> _TASK STATEMENT_
Extract, in full, the lines below, beginning at the first and ending with the line that contains "(0,0) rectangle (1155,753);". Pictures do not belong in the copy.

> _INFORMATION SHOWN_
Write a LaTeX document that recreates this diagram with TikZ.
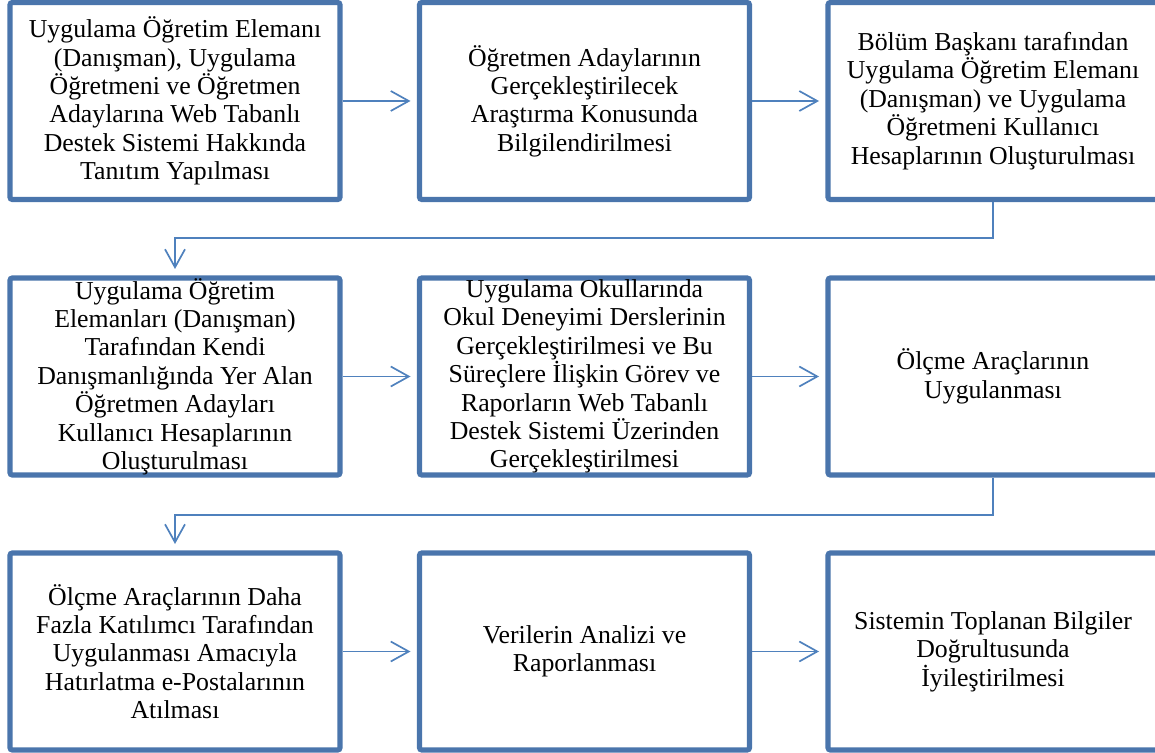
\documentclass[tikz,border=0pt]{standalone}
\usepackage{fontspec}
\setmainfont{Liberation Serif}
\usepackage{tikz}
\usetikzlibrary{arrows.meta, positioning}

\definecolor{kutu}{RGB}{74,117,172}
\definecolor{ok}{RGB}{79,129,189}

\tikzset{
	adim/.style={draw=kutu, line width=2.6pt, rounded corners=1.2pt, fill=white,
		minimum width=165pt, minimum height=98.5pt, inner sep=0pt, align=center,
		font=\fontsize{12.9}{14.2}\selectfont},
	okcizgi/.style={draw=ok, line width=0.85pt, shorten >=3.2pt,
		-{Straight Barb[length=9pt, width=10pt, line width=0.85pt]}}
}

\begin{document}
\begin{tikzpicture}[x=0.5pt, y=-0.5pt]
		\useasboundingbox (0,0) rectangle (1155,753);
		
		% first row
		\node[adim] (a) at (175,101) {Uygulama Öğretim Elemanı\\(Danışman), Uygulama\\Öğretmeni ve Öğretmen\\Adaylarına Web Tabanlı\\Destek Sistemi Hakkında\\Tanıtım Yapılması};
		\node[adim] (b) at (584.5,101) {Öğretmen Adaylarının\\Gerçekleştirilecek\\Araştırma Konusunda\\Bilgilendirilmesi};
		\node[adim] (c) at (993,101) {Bölüm Başkanı tarafından\\Uygulama Öğretim Elemanı\\(Danışman) ve Uygulama\\Öğretmeni Kullanıcı\\Hesaplarının Oluşturulması};
		
		% second row
		\node[adim] (d) at (175,376.5) {Uygulama Öğretim\\Elemanları (Danışman)\\Tarafından Kendi\\Danışmanlığında Yer Alan\\Öğretmen Adayları\\Kullanıcı Hesaplarının\\Oluşturulması};
		\node[adim] (e) at (584.5,376.5) {Uygulama Okullarında\\Okul Deneyimi Derslerinin\\Gerçekleştirilmesi ve Bu\\Süreçlere İlişkin Görev ve\\Raporların Web Tabanlı\\Destek Sistemi Üzerinden\\Gerçekleştirilmesi};
		\node[adim] (f) at (993,376.5) {Ölçme Araçlarının\\Uygulanması};
		
		% third row
		\node[adim] (g) at (175,651.5) {Ölçme Araçlarının Daha\\Fazla Katılımcı Tarafından\\Uygulanması Amacıyla\\Hatırlatma e-Postalarının\\Atılması};
		\node[adim] (h) at (584.5,651.5) {Verilerin Analizi ve\\Raporlanması};
		\node[adim] (i) at (993,651.5) {Sistemin Toplanan Bilgiler\\Doğrultusunda\\İyileştirilmesi};
		
		\coordinate (k1) at (0,238);
		\coordinate (k2) at (0,515);
		
		\draw[okcizgi] (a.east) -- (b.west);
		\draw[okcizgi] (b.east) -- (c.west);
		\draw[okcizgi] (c.south) -- (c.south |- k1) -| (d.north);
		\draw[okcizgi] (d.east) -- (e.west);
		\draw[okcizgi] (e.east) -- (f.west);
		\draw[okcizgi] (f.south) -- (f.south |- k2) -| (g.north);
		\draw[okcizgi] (g.east) -- (h.west);
		\draw[okcizgi] (h.east) -- (i.west);

	\end{tikzpicture}
\end{document}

> _ANSWER TO THIS TASK_
Write a LaTeX document that recreates this diagram with TikZ.
\documentclass[tikz,border=0pt]{standalone}
\usepackage{fontspec}
\setmainfont{Liberation Serif}
\usepackage{tikz}
\usetikzlibrary{arrows.meta, positioning}

\definecolor{kutu}{RGB}{74,117,172}
\definecolor{ok}{RGB}{79,129,189}

\tikzset{
	adim/.style={draw=kutu, line width=2.6pt, rounded corners=1.2pt, fill=white,
		minimum width=165pt, minimum height=98.5pt, inner sep=0pt, align=center,
		font=\fontsize{12.9}{14.2}\selectfont},
	okcizgi/.style={draw=ok, line width=0.85pt, shorten >=3.2pt,
		-{Straight Barb[length=9pt, width=10pt, line width=0.85pt]}}
}

\begin{document}
\begin{tikzpicture}[x=0.5pt, y=-0.5pt]
		\useasboundingbox (0,0) rectangle (1155,753);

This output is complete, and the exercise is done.